Decrees are raining down on all areas where mountain Galliformes live to authorise them being slaughtered by hunters, and this despite their poor state of conservation! For One Voice, this is unacceptable. We have attacked the Savoie Prefectural decree of 23 September 2022 authorising the hunting of black grouse, rock ptarmigans, and rock partridges. The emergency interim proceedings will take place at the Grenoble Administrative Tribunal next Tuesday 18 October. We hope to have this authorisation to hunt them suspended as quickly as possible.

Updated 23 October 2022

The Administrative Tribunal has suspended the Savoie Prefect’s decree.

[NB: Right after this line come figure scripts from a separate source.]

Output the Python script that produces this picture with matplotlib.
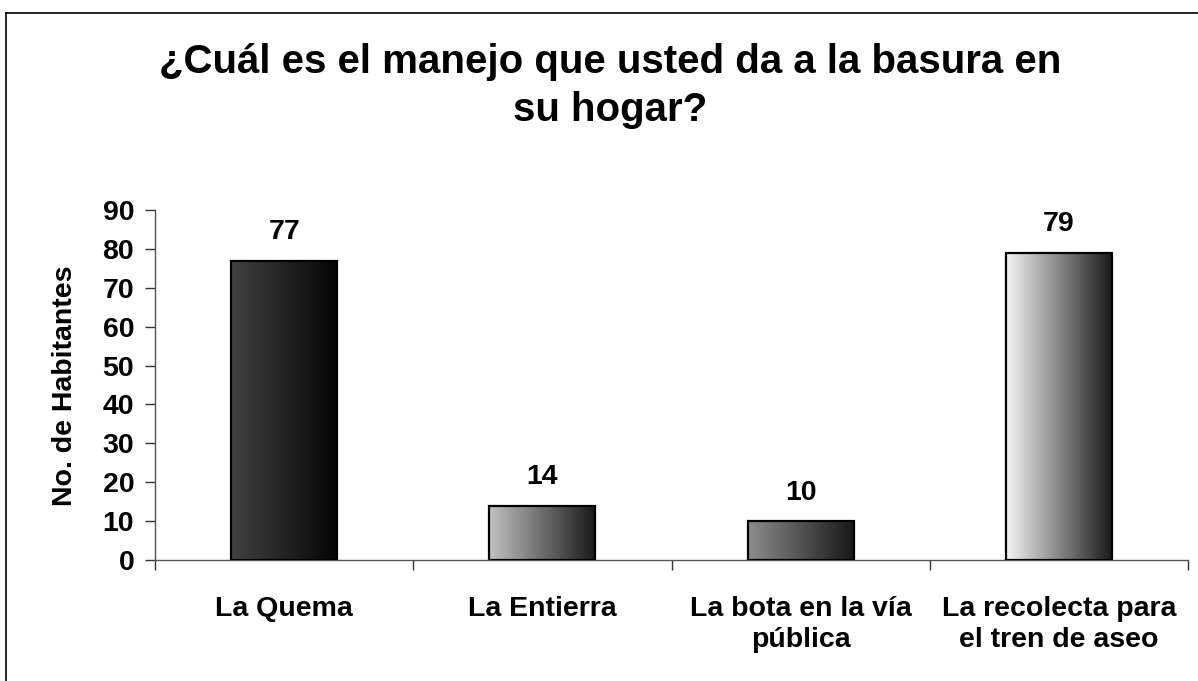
import numpy as np
import matplotlib
matplotlib.use("Agg")
import matplotlib.pyplot as plt
from matplotlib.colors import LinearSegmentedColormap
from matplotlib.lines import Line2D

plt.rcParams['font.family'] = ['Liberation Sans', 'DejaVu Sans']
plt.rcParams['font.weight'] = 'bold'

# data
categories = ["La Quema", "La Entierra", "La bota en la vía\npública",
              "La recolecta para\nel tren de aseo"]
values = [77, 14, 10, 79]
# left/right gradient shades for each bar
grad_left = ["#424242", "#c2c2c2", "#8c8c8c", "#f4f4f4"]
grad_right = ["#050505", "#1a1a1a", "#181818", "#1a1a1a"]
y_ticks = [0, 10, 20, 30, 40, 50, 60, 70, 80, 90]

W, H = 1198, 681
fs = 20.5
fig = plt.figure(figsize=(W / 100, H / 100), dpi=100)
ax = fig.add_axes([155 / W, (H - 560) / H, (1188 - 155) / W, 350 / H])

x = np.arange(len(categories))
bw = 0.41
bars = ax.bar(x, values, width=bw, facecolor="none", edgecolor="black",
              linewidth=1.6, zorder=3)

grad = np.linspace(0, 1, 256).reshape(1, -1)
for b, c0, c1 in zip(bars, grad_left, grad_right):
    cm = LinearSegmentedColormap.from_list("g", [c0, c1])
    x0, w, h = b.get_x(), b.get_width(), b.get_height()
    im = ax.imshow(grad, cmap=cm, extent=[x0, x0 + w, 0, h],
                   aspect="auto", zorder=2, interpolation="bilinear")
    im.set_clip_path(b)
    ax.annotate(str(int(h)), (x0 + w / 2, h), xytext=(0, 11),
                textcoords="offset points", ha="center", va="bottom",
                fontsize=fs, fontweight="bold")

ax.set_xlim(-0.5, len(categories) - 0.5)
ax.set_ylim(0, 90)
ax.set_yticks(y_ticks)
ax.tick_params(axis="y", direction="out", length=7, width=1, pad=8,
               labelsize=fs, color="#333333")
ax.set_xticks(x)
ax.set_xticklabels(categories, fontsize=fs, fontweight="bold",
                   linespacing=1.22)
ax.tick_params(axis="x", which="major", length=0, pad=26)
ax.set_xticks(np.arange(-0.5, len(categories)), minor=True)
ax.tick_params(axis="x", which="minor", direction="out", length=7, width=1,
               color="#333333")
for lab in ax.get_yticklabels():
    lab.set_fontweight("bold")

for s in ["top", "right"]:
    ax.spines[s].set_visible(False)
for s in ["left", "bottom"]:
    ax.spines[s].set_color("#555555")
    ax.spines[s].set_linewidth(1)

fig.text(65 / W, 1 - 386 / H, "No. de Habitantes", rotation=90,
         ha="center", va="center", fontsize=fs, fontweight="bold")

fig.text(610 / W, 1 - 43 / H, "¿Cuál es el manejo que usted da a la basura en\nsu hogar?",
         ha="center", va="top", fontsize=29, fontweight="bold",
         multialignment="center", linespacing=1.32)

# partial frame (top and left edges)
fig.add_artist(Line2D([6 / W, 1], [1 - 13 / H, 1 - 13 / H], color="black",
                      linewidth=1.2, transform=fig.transFigure))
fig.add_artist(Line2D([6 / W, 6 / W], [0, 1 - 13 / H], color="black",
                      linewidth=1.2, transform=fig.transFigure))

fig.savefig("out.png", dpi=100)
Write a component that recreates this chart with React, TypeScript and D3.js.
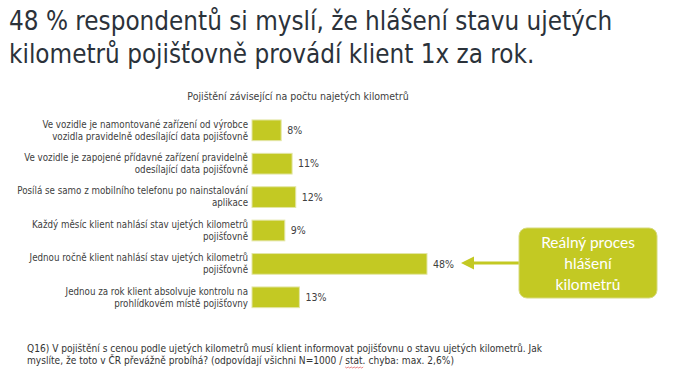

One Voice is attacking the decree on the basis that it authorises the slaughter of these three species of bird. The novelty in this case file, in relation to others on mountain Galliformes, is that we have chosen to fight not only for lagopus and black grouse, but also for rock partridges that are classified as ‘near-threatened’ and for which the figures from the Mountain Galliformes Observatory [Observatoire des Galliformes de Montagne] (in charge of the in situ inventories) are not good.

Each hunter in each area can kill a rock ptarmigan, while the fate of black grouse and rock partridges is left to the indiscretion of the individual hunting plans which can kill up to 414 individuals for black grouse and 190 for rock partridges.

Is this short-term vision that authorises hunting to continue normal? Is it normal that the quotas are established according to the data collected in the previous year? We do not calculate a provisional budget there: this is not theoretical, lives are at stake, and that is not all! Mountain Galliformes are disappearing bit by bit. If we allow more of them to be slaughtered in years where, finally, they can live and reproduce in peace, this is not how we will ensure that they survive when they are already having such trouble doing so without being in the line of fire. If we add to this that the hunting season is particularly long in this department, we could end up believing that there is a desire to make them disappear as quickly as possible.